When Canadian auto journalist Jeremy Cato spoke to a group of dealers at this year’s Toronto auto show, he was asked, “How can dealers be better at serving their customers?”

He looked over the room and saw only men. His response was the same as that of many of us who know auto retailing: “Hire more women for your sales force, and find a way to keep them.”

Cato advocates a dealership sales force of 30% women. So do I. Dealers should have a woman in the finance and insurance department as well. That has never been more important. This will become increasingly essential by 2014 and beyond.

Why? Because Generation Y is moving into the car market in big numbers. They are different than Traditionalists, Boomers and Generation X before them.

They are the fastest growing segment of today’s workforce. In a survey of 1,000 female Gen Yers:

  • 96% list being independent as their most important life goal.
  • 87% define success as being able to shape their own future.
  • Only 68% say becoming a mom is on their priority list.

Why is knowing this important for car dealers?
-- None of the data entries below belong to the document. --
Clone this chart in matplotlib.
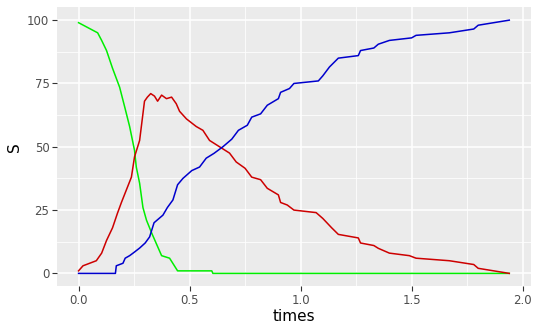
import matplotlib

matplotlib.use("Agg")
import matplotlib.pyplot as plt
from matplotlib.ticker import MultipleLocator

# S (susceptible)
s_times = [0, 0.086, 0.104, 0.126, 0.153, 0.185, 0.207, 0.23, 0.252, 0.26, 0.275, 0.29,
           0.306, 0.33, 0.35, 0.374, 0.41, 0.446, 0.6, 0.605, 1.94]
s_vals = [99, 95, 92, 88, 81, 73.5, 66, 58, 48.6, 42, 35.6, 26,
          21, 15.8, 11.8, 7, 6, 1, 1, 0, 0]

# I (infected)
i_times = [0, 0.02, 0.08, 0.104, 0.126, 0.153, 0.175, 0.193, 0.22, 0.238, 0.252, 0.275,
           0.297, 0.31, 0.325, 0.342, 0.356, 0.374, 0.396, 0.419, 0.44, 0.455, 0.486,
           0.53, 0.56, 0.59, 0.635, 0.68, 0.71, 0.75, 0.78, 0.82, 0.85, 0.9, 0.91, 0.94,
           0.97, 1.07, 1.1, 1.14, 1.17, 1.26, 1.27, 1.33, 1.35, 1.4, 1.49, 1.52, 1.67,
           1.78, 1.8, 1.94]
i_vals = [1, 3, 5, 8, 13, 18, 23.7, 28, 34, 38, 46, 52.5,
          68, 69.6, 71, 70, 68, 70.4, 69, 69.6, 67, 64, 61,
          58, 56.5, 52.5, 50, 47.5, 44, 41.5, 38, 37, 33.6, 31, 28, 27,
          25, 24, 21.7, 18, 15.4, 14, 12, 11, 9.9, 8, 7, 6, 5,
          3.5, 2, 0]

# R (recovered)
r_times = [0, 0.166, 0.17, 0.2, 0.21, 0.23, 0.25, 0.275, 0.3, 0.32, 0.34, 0.38, 0.4,
           0.425, 0.446, 0.47, 0.51, 0.545, 0.575, 0.61, 0.65, 0.69, 0.72, 0.76, 0.78,
           0.82, 0.85, 0.9, 0.91, 0.95, 0.97, 1.08, 1.1, 1.13, 1.17, 1.26, 1.27, 1.33,
           1.35, 1.4, 1.5, 1.52, 1.67, 1.78, 1.8, 1.94]
r_vals = [0, 0, 3, 4, 6, 7, 8.3, 10, 12, 14.4, 20, 23, 26,
          29, 35, 37.5, 40.6, 42, 45.5, 47.4, 50, 53, 56.5, 58.5, 61.7,
          63, 66.4, 69, 71.5, 73, 75, 76, 78, 81.5, 85, 86, 88, 89,
          90.5, 92, 93, 94, 95, 96.5, 98, 100]

fig = plt.figure(figsize=(5.4, 3.33), dpi=100)
ax = fig.add_axes([0.1056, 0.141, 0.8774, 0.8365])
ax.set_facecolor("#EBEBEB")
for sp in ax.spines.values():
    sp.set_visible(False)

ax.xaxis.set_major_locator(MultipleLocator(0.5))
ax.xaxis.set_minor_locator(MultipleLocator(0.25))
ax.yaxis.set_major_locator(MultipleLocator(25))
ax.yaxis.set_minor_locator(MultipleLocator(12.5))
ax.grid(which="major", color="white", linewidth=1.1)
ax.grid(which="minor", color="white", linewidth=0.55)
ax.set_axisbelow(True)
ax.tick_params(which="minor", length=0)
ax.tick_params(which="major", length=3.5, width=0.8, color="#333333",
               labelcolor="#4D4D4D", labelsize=8.5, pad=2)

ax.plot(s_times, s_vals, color="#00EE00", lw=1.1)
ax.plot(i_times, i_vals, color="#CD0000", lw=1.1)
ax.plot(r_times, r_vals, color="#0000CD", lw=1.1)

ax.set_xlim(-0.097, 2.037)
ax.set_ylim(-5, 105)
ax.set_xticks([0, 0.5, 1.0, 1.5, 2.0])
ax.set_xticklabels(["0.0", "0.5", "1.0", "1.5", "2.0"])
ax.set_xlabel("times", fontsize=11, labelpad=2)
ax.set_ylabel("S", fontsize=11, labelpad=4)

fig.savefig("out.png", dpi=100)
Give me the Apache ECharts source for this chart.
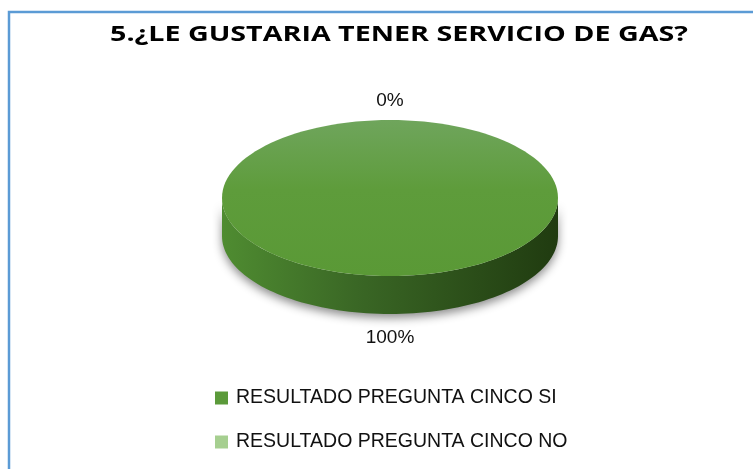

Because acting on it will help profits, elevate community respect and communicate an important message. Women on the floor demonstrate commitment.

A recent survey indicates 74% of Generation Y women feel misunderstood by automotive marketers, yet they account for the purchase of 65% of all new cars and 53% of used cars. They influence 95% of all auto purchases, according to Road & Travel Magazine.

Generation Y women represent a significant number of the 80% of all women who influence spending. They are vocal about their likes and dislikes, have grown up with computers and cell phones and have huge and valuable numbers of social-media contacts.

Consider these facts:

  • 56% of U.S. women use social networking sites daily.
  • 58% of Facebook users are women.
  • 64% of Twitter users are women.
  • 82% of Pinterest users are women. (Source: Mashable, 2012)

Why do these social statistics matter? Because if understood, they should influence how dealership marketing is done in 2013 and beyond. Social-media marketing has become a must. Establishing their brand preference and store loyalty should start early. Social-media marketing is a way to do this.

Dealers who realize this will see an increase in female customer buying power, especially if they’re using social media to communicate with these women and their family, friends and neighbors in an ongoing dialogue.

Generation Y women will click on the dealer’s website, if they like the tone of the dialogue and if the other participants pass on praise.

If the dealer’s website is designed to draw these independent women with easy-to-find and understand information, they will be more apt to call the dealership for specific facts.

If the salesperson who answers the phone provides superior customer service, is thoroughly trained and knowledgeable and creates such a trusting rapport with these callers that they visit the showroom, wise dealers will ensure that these women do not see only salesmen.

Statistics show women like to buy cars from women. They trust them more. They speak the same language. When women customers see saleswomen in the dealership and are shown into the office of a female F&I manger, they are more likely to buy.

Times have changed. Legions of Generation Y women possess the sales skills, personality and drive to work at a dealership.

Women in sales and F&I can make a huge difference. Find them. Train them. Encourage them. It is time to change the good-old-boy dealership culture.